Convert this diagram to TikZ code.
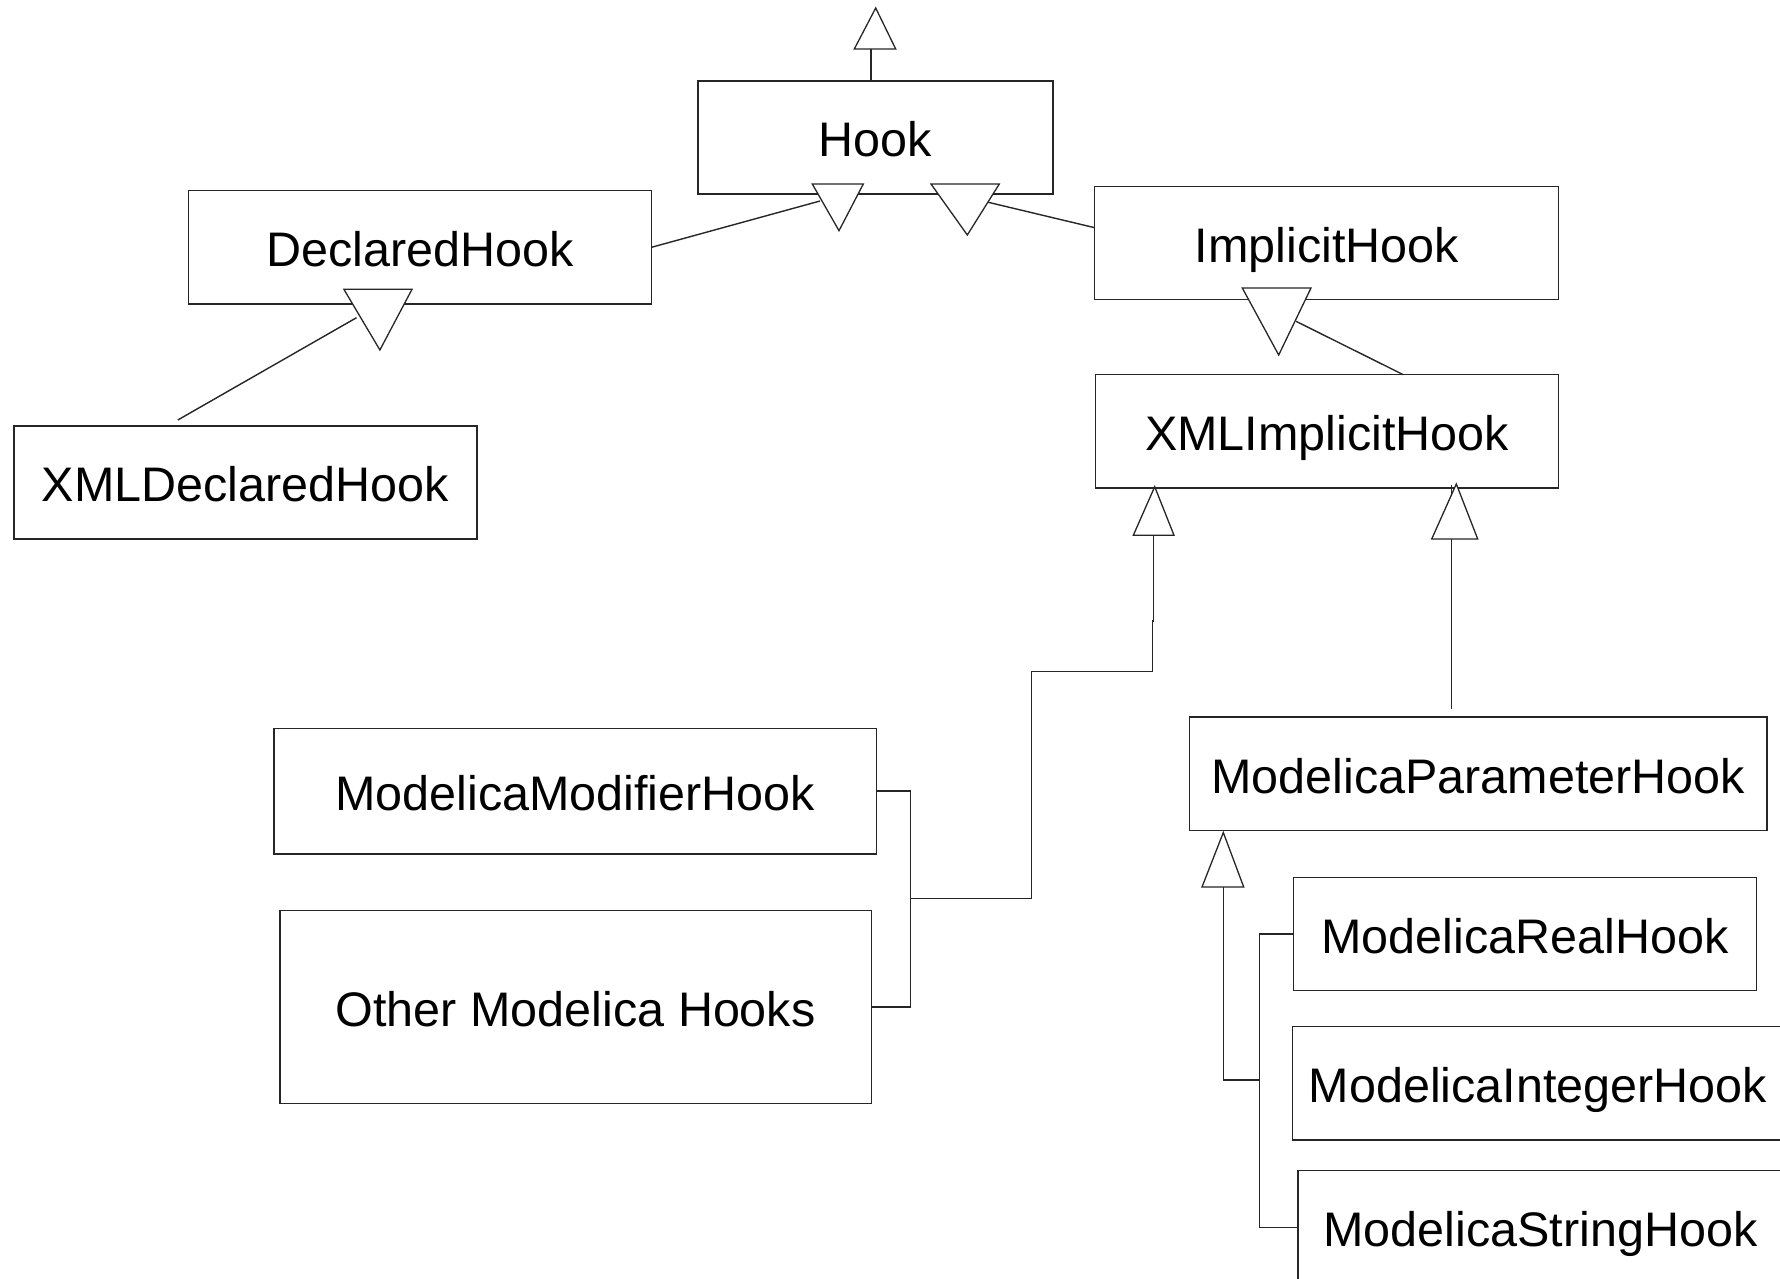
\documentclass[tikz,border=0pt]{standalone}
\usepackage{fontspec}
\setmainfont{Liberation Sans}
\begin{document}
\begin{tikzpicture}[x=1pt,y=-1pt,
  umlbox/.style={draw=black!85, line width=1.4pt, fill=white, inner sep=0pt, outer sep=0pt,
    font=\fontsize{48.5}{58}\selectfont, text height=38.7pt, text depth=0pt},
  wire/.style={draw=black!85, line width=1.4pt},
  gentri/.style={draw=black!85, line width=1.3pt, fill=white, line join=miter}]
\useasboundingbox (0,0) rectangle (1780,1279);
\clip (0,0) rectangle (1780,1279);

% class boxes
\node[umlbox, minimum width=355pt,   minimum height=113pt]   (hook)     at (875.5,137.5)  {Hook};
\node[umlbox, minimum width=462.7pt, minimum height=113.3pt] (decl)     at (420,247.35)   {DeclaredHook};
\node[umlbox, minimum width=464pt,   minimum height=112.6pt] (impl)     at (1326.7,243)   {ImplicitHook};
\node[umlbox, minimum width=463pt,   minimum height=113pt]   (xmldecl)  at (245.5,482.5)  {XMLDeclaredHook};
\node[umlbox, minimum width=463.4pt, minimum height=113.3pt] (xmlimpl)  at (1327,431.35)  {XMLImplicitHook};
\node[umlbox, minimum width=602.7pt, minimum height=125.7pt] (modifier) at (575.25,791.15) {ModelicaModifierHook};
\node[umlbox, minimum width=591.7pt, minimum height=192.6pt] (other)    at (575.65,1007)  {Other Modelica Hooks};
\node[umlbox, minimum width=577.6pt, minimum height=113.4pt] (param)    at (1478.2,773.7) {ModelicaParameterHook};
\node[umlbox, minimum width=463.4pt, minimum height=113pt]   (real)     at (1525,933.8)   {ModelicaRealHook};
\node[umlbox, minimum width=490.6pt, minimum height=113.5pt] (integer)  at (1538,1083.25) {ModelicaIntegerHook};
\node[umlbox, minimum width=485pt,   minimum height=113.5pt] (string)   at (1540.5,1227.25) {ModelicaStringHook};

% corners of the generalization triangles
\coordinate (t0a) at (854.3,49);   \coordinate (t0p) at (875.7,8);    \coordinate (t0b) at (895.7,49);
\coordinate (t1a) at (812.3,184);  \coordinate (t1b) at (863.3,184);  \coordinate (t1p) at (839,230.7);
\coordinate (t2a) at (931,184);    \coordinate (t2b) at (999.3,184);  \coordinate (t2p) at (967.3,235);
\coordinate (t3a) at (343.9,289.3); \coordinate (t3b) at (412,289.3); \coordinate (t3p) at (379.9,350);
\coordinate (t4a) at (1242.3,288); \coordinate (t4b) at (1311,288);   \coordinate (t4p) at (1278.7,355);
\coordinate (t5a) at (1133.3,535.3); \coordinate (t5p) at (1154.7,486.7); \coordinate (t5b) at (1174,535.3);
\coordinate (t6a) at (1431.7,539); \coordinate (t6p) at (1456.3,484); \coordinate (t6b) at (1477.7,539);
\coordinate (t7a) at (1202,887);   \coordinate (t7p) at (1223.3,832.5); \coordinate (t7b) at (1243.7,887);

% connector end points
\coordinate (up)   at (871,49);
\coordinate (j1)   at (820,201);
\coordinate (j2)   at (988.3,202.3);
\coordinate (j3)   at (356.5,317.7);
\coordinate (j3s)  at (177.8,420);
\coordinate (j4)   at (1296,321.3);
\coordinate (j5)   at (1153.7,535.3);
\coordinate (j6)   at (1451.7,484.7);
\coordinate (j6e)  at (1451.7,709);
\coordinate (j7)   at (1223.3,887);
\coordinate (bus)  at (1259.7,1080);

% connectors
\draw[wire] (hook.north -| up) -- (up);
\draw[wire] (decl.east) -- (j1);
\draw[wire] (j2) -- (impl.west |- 0,227.7);
\draw[wire] (j3s) -- (j3);
\draw[wire] (j4) -- (xmlimpl.north -| 1403.3,0);
\draw[wire] (j5) -- (1153.7,621) -- (1152.3,621) -- (1152.3,671.7) -- (1031.3,671.7)
            -- (1031.3,898.3) -- (910.2,898.3);
\draw[wire] (modifier.east) -- (910.2,791.15) |- (other.east);
\draw[wire] (j6) -- (j6e);
\draw[wire] (j7) |- (bus);
\draw[wire] (real.west) -- (1259.7,933.8) |- (string.west);

% generalization triangles
\draw[gentri] (t0a) -- (t0p) -- (t0b) -- cycle;
\draw[gentri] (t1a) -- (t1b) -- (t1p) -- cycle;
\draw[gentri] (t2a) -- (t2b) -- (t2p) -- cycle;
\draw[gentri] (t3a) -- (t3b) -- (t3p) -- cycle;
\draw[gentri] (t4a) -- (t4b) -- (t4p) -- cycle;
\draw[gentri] (t5a) -- (t5p) -- (t5b) -- cycle;
\draw[gentri] (t6a) -- (t6p) -- (t6b) -- cycle;
\draw[gentri] (t7a) -- (t7p) -- (t7b) -- cycle;
\end{tikzpicture}
\end{document}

______

## [YOUR TASK]
Leave out the pictures and repeat exactly the lines from the start of the material through the line that contains "minimum height=113.5pt] (string)", both included.

## [SOLUTION FOR THIS TASK]
Convert this diagram to TikZ code.
\documentclass[tikz,border=0pt]{standalone}
\usepackage{fontspec}
\setmainfont{Liberation Sans}
\begin{document}
\begin{tikzpicture}[x=1pt,y=-1pt,
  umlbox/.style={draw=black!85, line width=1.4pt, fill=white, inner sep=0pt, outer sep=0pt,
    font=\fontsize{48.5}{58}\selectfont, text height=38.7pt, text depth=0pt},
  wire/.style={draw=black!85, line width=1.4pt},
  gentri/.style={draw=black!85, line width=1.3pt, fill=white, line join=miter}]
\useasboundingbox (0,0) rectangle (1780,1279);
\clip (0,0) rectangle (1780,1279);

% class boxes
\node[umlbox, minimum width=355pt,   minimum height=113pt]   (hook)     at (875.5,137.5)  {Hook};
\node[umlbox, minimum width=462.7pt, minimum height=113.3pt] (decl)     at (420,247.35)   {DeclaredHook};
\node[umlbox, minimum width=464pt,   minimum height=112.6pt] (impl)     at (1326.7,243)   {ImplicitHook};
\node[umlbox, minimum width=463pt,   minimum height=113pt]   (xmldecl)  at (245.5,482.5)  {XMLDeclaredHook};
\node[umlbox, minimum width=463.4pt, minimum height=113.3pt] (xmlimpl)  at (1327,431.35)  {XMLImplicitHook};
\node[umlbox, minimum width=602.7pt, minimum height=125.7pt] (modifier) at (575.25,791.15) {ModelicaModifierHook};
\node[umlbox, minimum width=591.7pt, minimum height=192.6pt] (other)    at (575.65,1007)  {Other Modelica Hooks};
\node[umlbox, minimum width=577.6pt, minimum height=113.4pt] (param)    at (1478.2,773.7) {ModelicaParameterHook};
\node[umlbox, minimum width=463.4pt, minimum height=113pt]   (real)     at (1525,933.8)   {ModelicaRealHook};
\node[umlbox, minimum width=490.6pt, minimum height=113.5pt] (integer)  at (1538,1083.25) {ModelicaIntegerHook};
\node[umlbox, minimum width=485pt,   minimum height=113.5pt] (string)   at (1540.5,1227.25) {ModelicaStringHook};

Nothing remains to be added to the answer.